Exercise brief: Restate the whole listing word for word. Pictures are left out.

Given information:
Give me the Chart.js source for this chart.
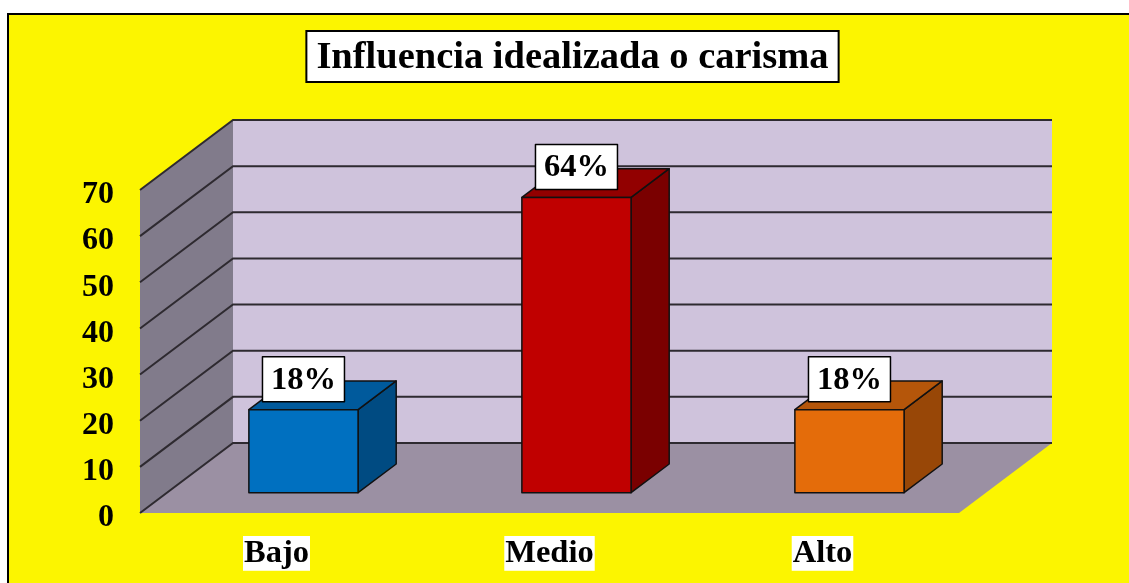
<!DOCTYPE html>
<html lang="es">
<head>
  <meta charset="UTF-8">
  <title>Influencia idealizada o carisma</title>
  <script src="https://cdn.jsdelivr.net/npm/chart.js"></script>
  <style>
    body { margin: 0; background: #fff; }
    canvas { display: block; }
  </style>
</head>
<body>

<canvas id="chart" width="1129" height="583"></canvas>

<script>
  // datos
  const categories = ['Bajo', 'Medio', 'Alto'];
  const values = [18, 64, 18];
  const valueLabels = ['18%', '64%', '18%'];
  const yMin = 0, yMax = 70, yStep = 10;
  const chartTitle = 'Influencia idealizada o carisma';

  // colores: frente, arriba, lado
  const barColors = [
    ['#0070C0', '#005A9C', '#004B82'],
    ['#C00000', '#920000', '#7A0000'],
    ['#E46C0A', '#B5560A', '#984707']
  ];

  const serif = '"Liberation Serif", "Times New Roman", serif';
  const depth = { dx: 93, dy: -70 };   // profundidad del piso
  const barFront = 0.29, barDepth = 0.41;

  function poly(ctx, pts, fill, stroke, lw) {
    ctx.beginPath();
    ctx.moveTo(pts[0][0], pts[0][1]);
    for (let i = 1; i < pts.length; i++) ctx.lineTo(pts[i][0], pts[i][1]);
    ctx.closePath();
    if (fill) { ctx.fillStyle = fill; ctx.fill(); }
    if (stroke) { ctx.strokeStyle = stroke; ctx.lineWidth = lw || 1; ctx.stroke(); }
  }

  const scene3d = {
    id: 'scene3d',
    beforeDraw(chart) {
      const ctx = chart.ctx;
      ctx.save();
      ctx.fillStyle = '#fff';
      ctx.fillRect(0, 0, chart.width, chart.height);
      ctx.fillStyle = '#FCF500';
      ctx.fillRect(8, 14, chart.width, chart.height);
      ctx.strokeStyle = '#000';
      ctx.lineWidth = 2;
      ctx.beginPath();
      ctx.moveTo(8, chart.height + 2);
      ctx.lineTo(8, 14);
      ctx.lineTo(chart.width + 2, 14);
      ctx.stroke();

      // titulo
      ctx.font = 'bold 38.5px ' + serif;
      const tw = ctx.measureText(chartTitle).width;
      const cx = 572.5, cy = 57;
      ctx.fillStyle = '#fff';
      ctx.fillRect(cx - tw / 2 - 10, 31, tw + 20, 51);
      ctx.lineWidth = 2;
      ctx.strokeRect(cx - tw / 2 - 10, 31, tw + 20, 51);
      ctx.fillStyle = '#000';
      ctx.textAlign = 'center';
      ctx.textBaseline = 'middle';
      ctx.fillText(chartTitle, cx, cy + 1);
      ctx.restore();
    },
    beforeDatasetsDraw(chart) {
      const ctx = chart.ctx;
      const a = chart.chartArea;
      const y = chart.scales.y;
      const y0 = y.getPixelForValue(yMin), y1 = y.getPixelForValue(yMax);
      const { dx, dy } = depth;
      ctx.save();
      // piso
      poly(ctx, [[a.left, y0], [a.right, y0], [a.right + dx, y0 + dy], [a.left + dx, y0 + dy]], '#9B90A3');
      // pared izquierda
      poly(ctx, [[a.left, y0], [a.left + dx, y0 + dy], [a.left + dx, y1 + dy], [a.left, y1]], '#817B8B');
      // pared del fondo
      poly(ctx, [[a.left + dx, y0 + dy], [a.right + dx, y0 + dy], [a.right + dx, y1 + dy], [a.left + dx, y1 + dy]], '#CFC3DC');
      // lineas de division
      ctx.strokeStyle = '#2E2A30';
      ctx.lineWidth = 2;
      for (let v = yMin; v <= yMax; v += yStep) {
        const py = y.getPixelForValue(v);
        ctx.beginPath();
        ctx.moveTo(a.left, py);
        ctx.lineTo(a.left + dx, py + dy);
        ctx.lineTo(a.right + dx, py + dy);
        ctx.stroke();
      }
      ctx.restore();
    },
    afterDatasetsDraw(chart) {
      const ctx = chart.ctx;
      const meta = chart.getDatasetMeta(0);
      const { dx, dy } = depth;
      ctx.save();
      ctx.lineJoin = 'round';
      meta.data.forEach((bar, i) => {
        const c = barColors[i];
        const ox = dx * barFront, oy = dy * barFront;
        const bx = dx * barDepth, by = dy * barDepth;
        const l = bar.x - bar.width / 2 + ox, r = bar.x + bar.width / 2 + ox;
        const t = bar.y + oy, b = bar.base + oy;
        // lado
        poly(ctx, [[r, b], [r + bx, b + by], [r + bx, t + by], [r, t]], c[2], '#111', 1.5);
        // arriba
        poly(ctx, [[l, t], [r, t], [r + bx, t + by], [l + bx, t + by]], c[1], '#111', 1.5);
        // frente
        poly(ctx, [[l, t], [r, t], [r, b], [l, b]], c[0], '#111', 1.5);

        // etiqueta
        ctx.font = 'bold 32.5px ' + serif;
        const tw = ctx.measureText(valueLabels[i]).width;
        const cx = (l + r) / 2;
        const boxW = tw + 17, boxH = 45;
        const boxB = t - 8;
        ctx.fillStyle = '#fff';
        ctx.fillRect(cx - boxW / 2, boxB - boxH, boxW, boxH);
        ctx.strokeStyle = '#000';
        ctx.lineWidth = 1.5;
        ctx.strokeRect(cx - boxW / 2, boxB - boxH, boxW, boxH);
        ctx.fillStyle = '#000';
        ctx.textAlign = 'center';
        ctx.textBaseline = 'middle';
        ctx.fillText(valueLabels[i], cx, boxB - boxH / 2 + 1);
      });
      ctx.restore();
    }
  };

  new Chart(document.getElementById('chart').getContext('2d'), {
    type: 'bar',
    data: {
      labels: categories,
      datasets: [{
        data: values,
        backgroundColor: 'rgba(0,0,0,0)',
        borderWidth: 0,
        barPercentage: 0.4,
        categoryPercentage: 1
      }]
    },
    options: {
      responsive: false,
      animation: false,
      devicePixelRatio: 1,
      layout: { padding: { left: 0, top: 190, right: 170, bottom: 0 } },
      plugins: {
        legend: { display: false },
        title: { display: false },
        tooltip: { enabled: false }
      },
      scales: {
        x: {
          grid: { display: false },
          border: { display: false },
          afterFit(scale) { scale.height = 70; },
          ticks: {
            color: '#000',
            padding: 15,
            font: { family: serif, size: 32.5, weight: 'bold', lineHeight: 1.07 },
            showLabelBackdrop: true,
            backdropColor: '#fff',
            backdropPadding: { left: 1, right: 1, top: 0, bottom: 0 }
          }
        },
        y: {
          min: yMin,
          max: yMax,
          grid: { display: false },
          border: { display: false },
          afterFit(scale) { scale.width = 140; },
          ticks: {
            stepSize: yStep,
            color: '#000',
            padding: 18,
            labelOffset: 5,
            font: { family: serif, size: 32, weight: 'bold' }
          }
        }
      }
    },
    plugins: [scene3d]
  });
</script>

</body>
</html>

Response below:
Give me the Chart.js source for this chart.
<!DOCTYPE html>
<html lang="es">
<head>
  <meta charset="UTF-8">
  <title>Influencia idealizada o carisma</title>
  <script src="https://cdn.jsdelivr.net/npm/chart.js"></script>
  <style>
    body { margin: 0; background: #fff; }
    canvas { display: block; }
  </style>
</head>
<body>

<canvas id="chart" width="1129" height="583"></canvas>

<script>
  // datos
  const categories = ['Bajo', 'Medio', 'Alto'];
  const values = [18, 64, 18];
  const valueLabels = ['18%', '64%', '18%'];
  const yMin = 0, yMax = 70, yStep = 10;
  const chartTitle = 'Influencia idealizada o carisma';

  // colores: frente, arriba, lado
  const barColors = [
    ['#0070C0', '#005A9C', '#004B82'],
    ['#C00000', '#920000', '#7A0000'],
    ['#E46C0A', '#B5560A', '#984707']
  ];

  const serif = '"Liberation Serif", "Times New Roman", serif';
  const depth = { dx: 93, dy: -70 };   // profundidad del piso
  const barFront = 0.29, barDepth = 0.41;

  function poly(ctx, pts, fill, stroke, lw) {
    ctx.beginPath();
    ctx.moveTo(pts[0][0], pts[0][1]);
    for (let i = 1; i < pts.length; i++) ctx.lineTo(pts[i][0], pts[i][1]);
    ctx.closePath();
    if (fill) { ctx.fillStyle = fill; ctx.fill(); }
    if (stroke) { ctx.strokeStyle = stroke; ctx.lineWidth = lw || 1; ctx.stroke(); }
  }

  const scene3d = {
    id: 'scene3d',
    beforeDraw(chart) {
      const ctx = chart.ctx;
      ctx.save();
      ctx.fillStyle = '#fff';
      ctx.fillRect(0, 0, chart.width, chart.height);
      ctx.fillStyle = '#FCF500';
      ctx.fillRect(8, 14, chart.width, chart.height);
      ctx.strokeStyle = '#000';
      ctx.lineWidth = 2;
      ctx.beginPath();
      ctx.moveTo(8, chart.height + 2);
      ctx.lineTo(8, 14);
      ctx.lineTo(chart.width + 2, 14);
      ctx.stroke();

      // titulo
      ctx.font = 'bold 38.5px ' + serif;
      const tw = ctx.measureText(chartTitle).width;
      const cx = 572.5, cy = 57;
      ctx.fillStyle = '#fff';
      ctx.fillRect(cx - tw / 2 - 10, 31, tw + 20, 51);
      ctx.lineWidth = 2;
      ctx.strokeRect(cx - tw / 2 - 10, 31, tw + 20, 51);
      ctx.fillStyle = '#000';
      ctx.textAlign = 'center';
      ctx.textBaseline = 'middle';
      ctx.fillText(chartTitle, cx, cy + 1);
      ctx.restore();
    },
    beforeDatasetsDraw(chart) {
      const ctx = chart.ctx;
      const a = chart.chartArea;
      const y = chart.scales.y;
      const y0 = y.getPixelForValue(yMin), y1 = y.getPixelForValue(yMax);
      const { dx, dy } = depth;
      ctx.save();
      // piso
      poly(ctx, [[a.left, y0], [a.right, y0], [a.right + dx, y0 + dy], [a.left + dx, y0 + dy]], '#9B90A3');
      // pared izquierda
      poly(ctx, [[a.left, y0], [a.left + dx, y0 + dy], [a.left + dx, y1 + dy], [a.left, y1]], '#817B8B');
      // pared del fondo
      poly(ctx, [[a.left + dx, y0 + dy], [a.right + dx, y0 + dy], [a.right + dx, y1 + dy], [a.left + dx, y1 + dy]], '#CFC3DC');
      // lineas de division
      ctx.strokeStyle = '#2E2A30';
      ctx.lineWidth = 2;
      for (let v = yMin; v <= yMax; v += yStep) {
        const py = y.getPixelForValue(v);
        ctx.beginPath();
        ctx.moveTo(a.left, py);
        ctx.lineTo(a.left + dx, py + dy);
        ctx.lineTo(a.right + dx, py + dy);
        ctx.stroke();
      }
      ctx.restore();
    },
    afterDatasetsDraw(chart) {
      const ctx = chart.ctx;
      const meta = chart.getDatasetMeta(0);
      const { dx, dy } = depth;
      ctx.save();
      ctx.lineJoin = 'round';
      meta.data.forEach((bar, i) => {
        const c = barColors[i];
        const ox = dx * barFront, oy = dy * barFront;
        const bx = dx * barDepth, by = dy * barDepth;
        const l = bar.x - bar.width / 2 + ox, r = bar.x + bar.width / 2 + ox;
        const t = bar.y + oy, b = bar.base + oy;
        // lado
        poly(ctx, [[r, b], [r + bx, b + by], [r + bx, t + by], [r, t]], c[2], '#111', 1.5);
        // arriba
        poly(ctx, [[l, t], [r, t], [r + bx, t + by], [l + bx, t + by]], c[1], '#111', 1.5);
        // frente
        poly(ctx, [[l, t], [r, t], [r, b], [l, b]], c[0], '#111', 1.5);

        // etiqueta
        ctx.font = 'bold 32.5px ' + serif;
        const tw = ctx.measureText(valueLabels[i]).width;
        const cx = (l + r) / 2;
        const boxW = tw + 17, boxH = 45;
        const boxB = t - 8;
        ctx.fillStyle = '#fff';
        ctx.fillRect(cx - boxW / 2, boxB - boxH, boxW, boxH);
        ctx.strokeStyle = '#000';
        ctx.lineWidth = 1.5;
        ctx.strokeRect(cx - boxW / 2, boxB - boxH, boxW, boxH);
        ctx.fillStyle = '#000';
        ctx.textAlign = 'center';
        ctx.textBaseline = 'middle';
        ctx.fillText(valueLabels[i], cx, boxB - boxH / 2 + 1);
      });
      ctx.restore();
    }
  };

  new Chart(document.getElementById('chart').getContext('2d'), {
    type: 'bar',
    data: {
      labels: categories,
      datasets: [{
        data: values,
        backgroundColor: 'rgba(0,0,0,0)',
        borderWidth: 0,
        barPercentage: 0.4,
        categoryPercentage: 1
      }]
    },
    options: {
      responsive: false,
      animation: false,
      devicePixelRatio: 1,
      layout: { padding: { left: 0, top: 190, right: 170, bottom: 0 } },
      plugins: {
        legend: { display: false },
        title: { display: false },
        tooltip: { enabled: false }
      },
      scales: {
        x: {
          grid: { display: false },
          border: { display: false },
          afterFit(scale) { scale.height = 70; },
          ticks: {
            color: '#000',
            padding: 15,
            font: { family: serif, size: 32.5, weight: 'bold', lineHeight: 1.07 },
            showLabelBackdrop: true,
            backdropColor: '#fff',
            backdropPadding: { left: 1, right: 1, top: 0, bottom: 0 }
          }
        },
        y: {
          min: yMin,
          max: yMax,
          grid: { display: false },
          border: { display: false },
          afterFit(scale) { scale.width = 140; },
          ticks: {
            stepSize: yStep,
            color: '#000',
            padding: 18,
            labelOffset: 5,
            font: { family: serif, size: 32, weight: 'bold' }
          }
        }
      }
    },
    plugins: [scene3d]
  });
</script>

</body>
</html>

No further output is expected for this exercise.